Given a list of strings L (sorted), and a positive integer N (N <= len(L)), how to efficiently partition L into no more than N groups by common prefix of length N?
Example: define data structure and function as below:
type PrefixGroup struct {
Prefix string
Count int
}
func partition(L []string, N int, prefix string) []PrefixGroup
The list L may contains thousands of strings, when called with
partition(L, 8, "")
the output may be:
[
{"Prefix":"13", "Count":1000},
{"Prefix":"180": "Count": 10},
{"Prefix":"X": "Count": 2},
... ...
]
which means in L, there are 1000 strings start with "13", 10 start with "180" and 2 start with "X". Note that the length of prefix is not fixed. The key requirement of this algorithm is to partition strings with common prefix so that the number of groups is as close as but not exceeding N.
With the result above, I can then call partition(L, 8, "13")

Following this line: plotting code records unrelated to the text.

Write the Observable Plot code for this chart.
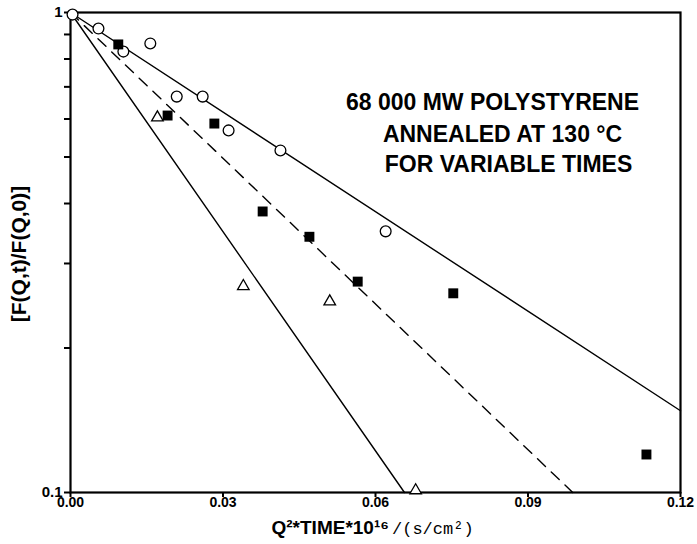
<!DOCTYPE html>
<html>
<head>
<meta charset="utf-8">
<script src="https://cdn.jsdelivr.net/npm/d3@7"></script>
<script src="https://cdn.jsdelivr.net/npm/@observablehq/plot@0.6"></script>
<style>
  html, body { margin: 0; padding: 0; background: #fff; }
  svg { display: block; }
</style>
</head>
<body>
<div id="chart"></div>
<script>
// Open circles
const circleX = [0.0004, 0.0055, 0.0104, 0.0157, 0.0209, 0.0260, 0.0311, 0.0413, 0.0620];
const circleY = [0.99, 0.926, 0.829, 0.862, 0.668, 0.668, 0.568, 0.516, 0.350];
// Filled squares
const squareX = [0.0094, 0.0191, 0.0283, 0.0378, 0.0470, 0.0565, 0.0753, 0.1133];
const squareY = [0.858, 0.610, 0.587, 0.385, 0.341, 0.275, 0.260, 0.120];
// Open triangles
const triX = [0.0171, 0.0340, 0.0510, 0.0679];
const triY = [0.604, 0.269, 0.250, 0.101];
// Fitted lines (end points)
const fitCircleX = [0, 0.12];
const fitCircleY = [1, 0.148];
const fitTriX = [0, 0.0657];
const fitTriY = [1, 0.1];
const fitSquareX = [0, 0.0988];
const fitSquareY = [1, 0.1];
// Ticks
const xTicks = [0, 0.03, 0.06, 0.09, 0.12];
const yTicks = [0.1, 0.2, 0.3, 0.4, 0.5, 0.6, 0.7, 0.8, 0.9, 1];
const yLabeled = {1: "1", 0.1: "0.1"};
const annotation = ["68 000 MW POLYSTYRENE", "ANNEALED AT 130 °C", "FOR VARIABLE TIMES"];
const xLabelMain = "Q²*TIME*10¹⁶";
const xLabelUnit = "/(s/cm²)";
const yLabel = "[F(Q,t)/F(Q,0)]";

const pts = (xs, ys) => xs.map((x, i) => ({x, y: ys[i]}));

const font = "'Liberation Sans', Arial, Helvetica, sans-serif";
const mono = "'Liberation Mono', 'DejaVu Sans Mono', monospace";
const W = 697, H = 544, ML = 70, MR = 17, MT = 12, MB = 52;

const chart = Plot.plot({
  width: W,
  height: H,
  marginLeft: ML,
  marginRight: MR,
  marginTop: MT,
  marginBottom: MB,
  x: {domain: [0, 0.12]},
  y: {type: "log", domain: [0.1, 1]},
  style: {fontFamily: font, background: "#fff", color: "#000"},
  marks: [
    Plot.line(pts(fitCircleX, fitCircleY), {x: "x", y: "y", stroke: "#000", strokeWidth: 1.4}),
    Plot.line(pts(fitTriX, fitTriY), {x: "x", y: "y", stroke: "#000", strokeWidth: 1.4}),
    Plot.line(pts(fitSquareX, fitSquareY), {x: "x", y: "y", stroke: "#000", strokeWidth: 1.4, strokeDasharray: "11,8"}),
    Plot.frame({stroke: "#000", strokeWidth: 2.2}),
    Plot.axisX({ticks: xTicks, tickFormat: d3.format(".2f"), tickSize: 5, tickPadding: 0, fontSize: 14, fontWeight: "bold", label: null, strokeWidth: 2}),
    Plot.axisY({ticks: yTicks, tickFormat: d => yLabeled[d] ?? "", tickSize: 6, tickPadding: 2, fontSize: 15, fontWeight: "bold", label: null, strokeWidth: 2}),
    Plot.dot(pts(circleX, circleY), {x: "x", y: "y", symbol: "circle", r: 5.4, stroke: "#000", fill: "#fff", strokeWidth: 1.3}),
    Plot.dot(pts(squareX, squareY), {x: "x", y: "y", symbol: "square", r: 5.6, fill: "#000", stroke: "none"}),
    Plot.dot(pts(triX, triY), {x: "x", y: "y", symbol: "triangle", r: 4.3, stroke: "#000", fill: "#fff", strokeWidth: 1.3}),
    Plot.text([annotation[0]], {frameAnchor: "top-left", dx: 422, dy: 81, text: d => d, fontSize: 23, fontWeight: "bold", textAnchor: "middle", fill: "#000"}),
    Plot.text([annotation[1]], {frameAnchor: "top-left", dx: 432, dy: 113, text: d => d, fontSize: 23, fontWeight: "bold", textAnchor: "middle", fill: "#000"}),
    Plot.text([annotation[2]], {frameAnchor: "top-left", dx: 438, dy: 143, text: d => d, fontSize: 23, fontWeight: "bold", textAnchor: "middle", fill: "#000"})
  ]
});

const svg = d3.select(chart);

// X axis label: bold part + monospace unit part
svg.append("text")
  .attr("x", 389).attr("y", 534)
  .attr("text-anchor", "end")
  .attr("fill", "#000")
  .style("font-family", font)
  .style("font-size", "19px")
  .style("font-weight", "bold")
  .text(xLabelMain);
svg.append("text")
  .attr("x", 392).attr("y", 534)
  .attr("text-anchor", "start")
  .attr("fill", "#000")
  .style("font-family", mono)
  .style("font-size", "17px")
  .text(xLabelUnit);

// Y axis label
svg.append("text")
  .attr("transform", "translate(26,254) rotate(-90)")
  .attr("text-anchor", "middle")
  .attr("fill", "#000")
  .style("font-family", font)
  .style("font-size", "21px")
  .style("font-weight", "bold")
  .text(yLabel);

document.getElementById("chart").appendChild(chart);
</script>
</body>
</html>
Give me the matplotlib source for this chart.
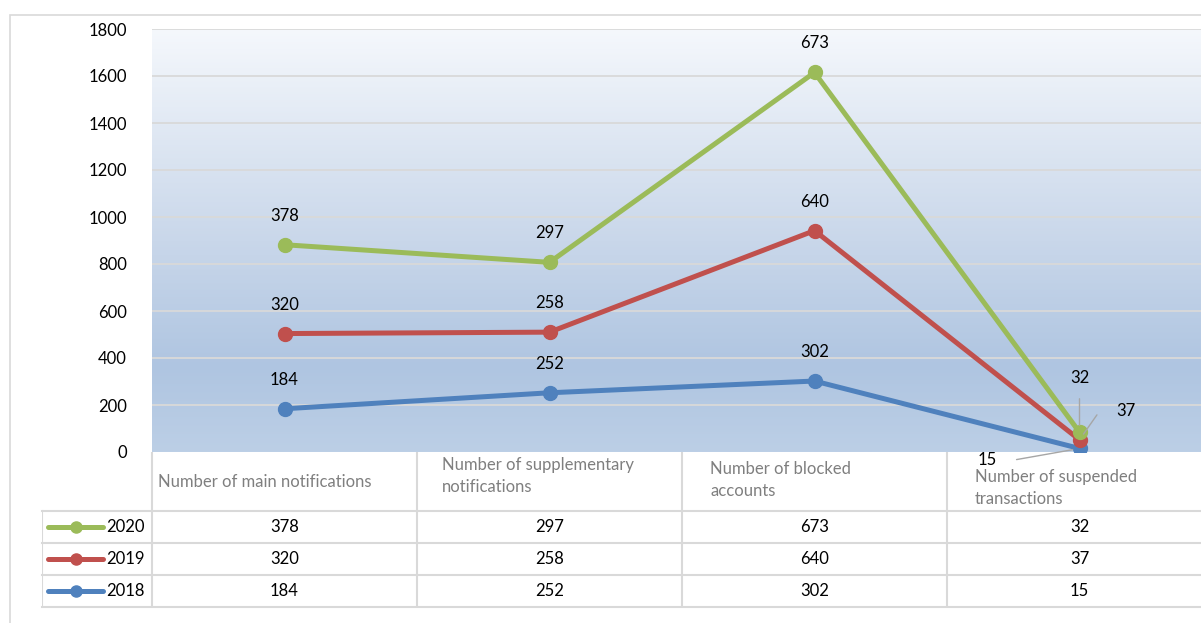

to further drill down subset of L that start with "13":
[
{"Prefix":"131", "Count": 50},
{"Prefix":"135": "Count": 100},
{"Prefix":"136": "Count": 500},
... ...
]
This is not a homework question. I need to write such an algorithm for a project at hand. I can write it "brute-force"-ly, just wonder if there are any classic/well-known data structure and/or algorithm to achieve proven time/space efficiency.
I have considered trie
, but wonder if it may consume too much memory...